Wednesday, March 25, 2009

Why Does Sex Haunt Me?

I heard a shout, it sounded like someone saying my name and I ran. Typically my Dad would call me while he lay in bed asking for a sandwich or a drink, so it wasn’t like it never occurred. I swung the door open and began to scream, “Ewwww. Oh my god Ewwww!” I don’t think they were calling me… My parents were getting it on and I walked in. “Get out! Don’t you knock? What’s wrong with you?” My mother yelled at me. She looked petrified. I ran out screaming, yelling, disgusted. I just saw my parents having sex.

One night my dad called for me. This time I made sure he really was calling me and not being a kinky man-whore. He asked me to make him a sandwich. It was like 1 a.m. but it’s typical of him. I ran down to the kitchen and began the process. I got the sliced bread, the cold cuts, the tomato and lettuce and began to layer everything. I needed mayo and realized we had none in the fridge. I had to go to the basement and get a new jar from the Costco storage my dad created in the back room. Note that my brother’s room was in the basement. I opened the door to the basement, and began to hop down the steps. Suddenly I realized there was hot lesbian porno on the TV. I looked down and there was my brother with his hand under his blanket. “Get the fuck out!” and I ran away, laughing hysterically. “Pervert. Jerk off,” I yelled back at him. I ran upstairs… ran to my parents room and said, “I just wanted you to know your sandwich has no mayonnaise because your son is playing with himself and won’t let me get any from the back room.” My parents looked at each other…and laughed.
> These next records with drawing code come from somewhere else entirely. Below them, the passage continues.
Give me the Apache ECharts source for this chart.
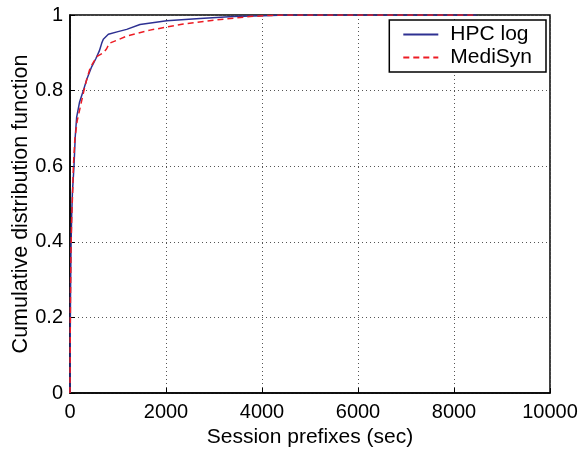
<!DOCTYPE html>
<html><head><meta charset="utf-8">
<script src="https://cdn.jsdelivr.net/npm/echarts@6/dist/echarts.min.js"></script>
<style>html,body{margin:0;padding:0;background:#fff}#c{width:581px;height:449px}</style>
</head><body><div id="c"></div>
<script>
const seriesNames = ["HPC log", "MediSyn"];
const hpcLog = [[0,0],[2,0.05],[5,0.15],[10,0.25],[20,0.38],[35,0.47],[50,0.53],[83,0.6],[110,0.68],[139,0.73],[200,0.77],[278,0.8],[350,0.83],[451,0.863],[540,0.885],[611,0.905],[630,0.91],[660,0.925],[694,0.936],[799,0.949],[1000,0.956],[1181,0.962],[1458,0.975],[2014,0.985],[2708,0.991],[3403,0.996],[4028,0.998],[4500,1.0],[8470,1.0]];
const mediSyn = [[0,0],[2,0.05],[5,0.15],[10,0.25],[20,0.37],[35,0.46],[55,0.53],[70,0.6],[100,0.67],[150,0.72],[220,0.76],[290,0.8],[350,0.83],[420,0.86],[556,0.89],[694,0.9],[760,0.91],[820,0.925],[1181,0.944],[1667,0.96],[2361,0.976],[3056,0.987],[3750,0.996],[4200,0.999],[4500,1.0],[8400,1.0]];
const xTicks = [0,2000,4000,6000,8000,10000];
const yTicks = [0,0.2,0.4,0.6,0.8,1];

const font = "'Liberation Sans', Arial, Helvetica, sans-serif";
const chart = echarts.init(document.getElementById('c'));
chart.setOption({
  animation:false,
  backgroundColor:'#fff',
  grid:{left:70,right:31,top:15,bottom:56,show:true,borderColor:'#000',borderWidth:1.5,containLabel:false,outerBoundsMode:'none'},
  legend:{
    right:35, top:20, orient:'vertical', itemWidth:35, itemHeight:12, itemGap:2,
    backgroundColor:'#fff', borderColor:'#000', borderWidth:1.5, padding:[4,14,4,13],
    textStyle:{fontFamily:font,fontSize:21,color:'#000',padding:[0,0,0,7]},
    itemStyle:{opacity:0,borderWidth:0},
    data:seriesNames
  },
  xAxis:{
    type:'value', min:xTicks[0], max:xTicks[xTicks.length-1], interval:xTicks[1]-xTicks[0],
    name:'Session prefixes (sec)', nameLocation:'middle', nameGap:34, nameMoveOverlap:false,
    nameTextStyle:{fontFamily:font,fontSize:21,color:'#000'},
    axisLine:{lineStyle:{color:'#000',width:1.5}},
    axisTick:{inside:true,length:5,lineStyle:{color:'#000'}},
    axisLabel:{fontFamily:font,fontSize:20,color:'#000',margin:9,formatter:v=>String(v)},
    splitLine:{show:true,lineStyle:{color:'#555',type:[1,3],width:1}}
  },
  yAxis:{
    type:'value', min:yTicks[0], max:yTicks[yTicks.length-1], interval:yTicks[1]-yTicks[0],
    name:'Cumulative distribution function', nameLocation:'middle', nameGap:38, nameMoveOverlap:false,
    nameTextStyle:{fontFamily:font,fontSize:21.5,color:'#000'},
    axisLine:{show:true,lineStyle:{color:'#000',width:1.5}},
    axisTick:{show:true,inside:true,length:5,lineStyle:{color:'#000'}},
    axisLabel:{fontFamily:font,fontSize:20,color:'#000',margin:7,formatter:v=>String(+v.toFixed(1))},
    splitLine:{show:true,lineStyle:{color:'#555',type:[1,3],width:1}}
  },
  series:[
    {name:seriesNames[0],type:'line',data:hpcLog,showSymbol:false,symbol:'none',
     lineStyle:{color:'#2e3192',width:1.5},itemStyle:{color:'#2e3192'},z:3},
    {name:seriesNames[1],type:'line',data:mediSyn,showSymbol:false,symbol:'none',
     lineStyle:{color:'#ed1c24',width:1.5,type:[6,4]},itemStyle:{color:'#ed1c24'},z:4}
  ]
});
</script></body></html>
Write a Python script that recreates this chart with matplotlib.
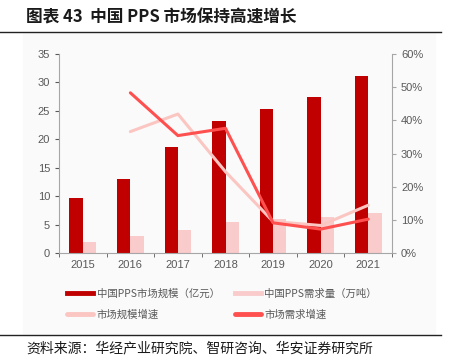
import numpy as np
import matplotlib.pyplot as plt
from matplotlib.lines import Line2D

plt.rcParams['font.family'] = ['Liberation Sans', 'Noto Sans CJK SC', 'DejaVu Sans']

# datos
years = ['2015', '2016', '2017', '2018', '2019', '2020', '2021']
market_size = [9.6, 13.1, 18.6, 23.2, 25.4, 27.4, 31.2]      # 亿元
demand = [2.0, 3.0, 4.0, 5.5, 5.9, 6.3, 7.0]                 # 万吨
size_growth = [36.6, 41.9, 24.5, 9.5, 8.3, 14.4]             # %, 2016-2021
demand_growth = [48.3, 35.4, 37.6, 9.1, 7.2, 10.2]           # %, 2016-2021

c_dark = '#C00000'
c_bar2 = '#F9CBCB'
c_line1 = '#FBC6C2'
c_line2 = '#FF5050'
c_axis = '#A6A6A6'
c_text = '#595959'

fig = plt.figure(figsize=(4.49, 3.57), dpi=100)

# fondo del bloque
bg = plt.Rectangle((23/449, 1-335/357), (435-23)/449, (335-33)/357,
                   transform=fig.transFigure, color='#FAFAFA', zorder=-5)
fig.patches.append(bg)
fig.add_artist(Line2D([0, 441/449], [1-32/357]*2, color='#222222', lw=1.0))
fig.add_artist(Line2D([0, 441/449], [1-335/357]*2, color='#222222', lw=1.0))

fig.text(26/449, 1-18/357, '图表 43  中国 PPS 市场保持高速增长', fontsize=12,
         fontweight='bold', color='#1a1a1a', va='center',
         family=['Noto Sans CJK SC', 'DejaVu Sans'])
fig.text(26/449, 1-348/357, '资料来源：华经产业研究院、智研咨询、华安证券研究所', fontsize=10,
         color='#1a1a1a', va='center', family=['Noto Sans CJK SC', 'DejaVu Sans'])

ax = fig.add_axes([59/449, 1-253/357, (392-59)/449, (253-54)/357])
ax.patch.set_alpha(0)
x = np.arange(len(years))
w = 0.28
ax.bar(x - w/2, market_size, w, color=c_dark, zorder=2)
ax.bar(x + w/2, demand, w, color=c_bar2, zorder=2)
ax.set_ylim(0, 35)
ax.set_yticks(np.arange(0, 36, 5))
ax.set_xlim(-0.5, 6.5)
ax.set_xticks(x)
ax.set_xticklabels(years)
ax.set_xticks(np.arange(-0.5, 7, 1), minor=True)
ax.tick_params(axis='x', which='major', length=0, pad=5)
ax.tick_params(axis='x', which='minor', length=3, color=c_axis)
ax.tick_params(axis='y', length=3, color=c_axis)
ax.tick_params(colors=c_text, labelsize=8, which='both')
for s in ['top', 'right']:
    ax.spines[s].set_visible(False)
ax.spines['left'].set_color(c_axis)
ax.spines['bottom'].set_color(c_axis)

ax2 = ax.twinx()
ax2.plot(x[1:], size_growth, color=c_line1, lw=2.2, zorder=3, solid_capstyle='round')
ax2.plot(x[1:], demand_growth, color=c_line2, lw=2.2, zorder=4, solid_capstyle='round')
ax2.set_ylim(0, 60)
ax2.set_yticks(np.arange(0, 61, 10))
ax2.set_yticklabels([f'{v}%' for v in range(0, 61, 10)])
ax2.tick_params(axis='y', length=3, color=c_axis, colors=c_text, labelsize=8)
for s in ['top', 'left', 'bottom']:
    ax2.spines[s].set_visible(False)
ax2.spines['right'].set_color(c_axis)

# leyenda (orden por columnas)
handles = [Line2D([], [], color=c_dark, lw=3.5),
           Line2D([], [], color=c_line1, lw=3.5, solid_capstyle='round'),
           Line2D([], [], color=c_bar2, lw=3.5),
           Line2D([], [], color=c_line2, lw=3.5, solid_capstyle='round')]
labels = ['中国PPS市场规模（亿元）', '市场规模增速', '中国PPS需求量（万吨）', '市场需求增速']
leg = fig.legend(handles, labels, ncol=2, loc='upper left',
                 bbox_to_anchor=(58/449, 1-279/357), frameon=False,
                 handlelength=2.5, handletextpad=0.3, columnspacing=1.5,
                 labelspacing=1.0, prop={'family': ['Noto Sans CJK SC', 'DejaVu Sans'], 'size': 7.5})
for t in leg.get_texts():
    t.set_color(c_text)

fig.savefig('out.png', dpi=100)
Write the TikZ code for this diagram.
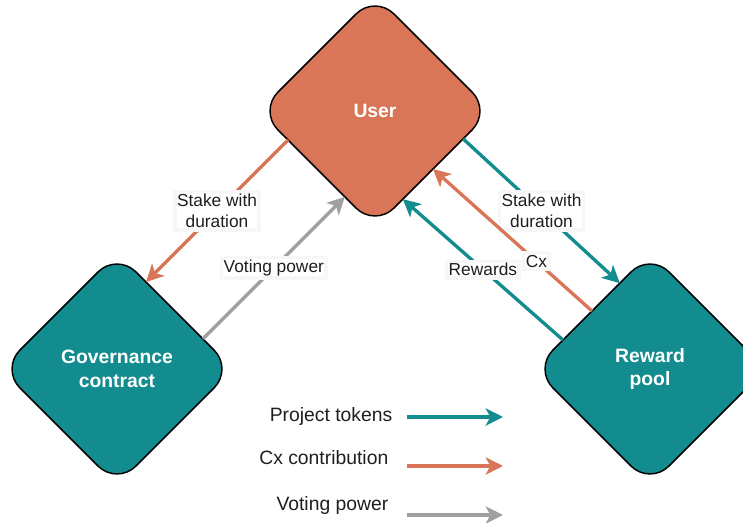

Close friends of my boyfriend and I were getting married in Vegas. I was asked to host the Bachelorette party. I decided to take all the party favors and supplies in a carry-on and the suitcase with our outfits would be checked-in. When we got to the check point, we passed our carry-on through the detector and we asked to step aside. The guard asked me to remove all of the items out of the bag. “Why? I don’t want to take anything out of my bag!” I probably turned beat red and look scared to death. I didn’t have a choice if I wanted to board my flight. I unzipped my carry-on bag and opened the flap. He asked me to remove the items into the plastic containers. Out came the large 12 inch dildos and the pink, green and blue vibrators. There were feathers on sticks, blind folds, teasers, silk scarves, and boxes of flavored condoms and lubricants. Then I took out the handcuffs, nipple clasps, and whips. “This is what went off; you can’t take these on the plane.” He was holding up the handcuffs which were rimmed with leopard print, pink print and zebra prints. My boyfriend was laughing and hiding his face in his palms. I looked away, now hysterically laughing. “I am hosting a Bachelorette party. It’s not like all this is for me.” The security guard was smiling from ear to ear, looking very amused. “Ma’am you do not have to give me any explanations. This is your personal items. I can not let you go on the plane with these handcuffs.” I was pissed off now. Each pair of cuffs was worth 25 bucks, but I had to let them go or I’d miss my flight. We put our dildos, whips and chains back in our bag, zipped them up and walked away.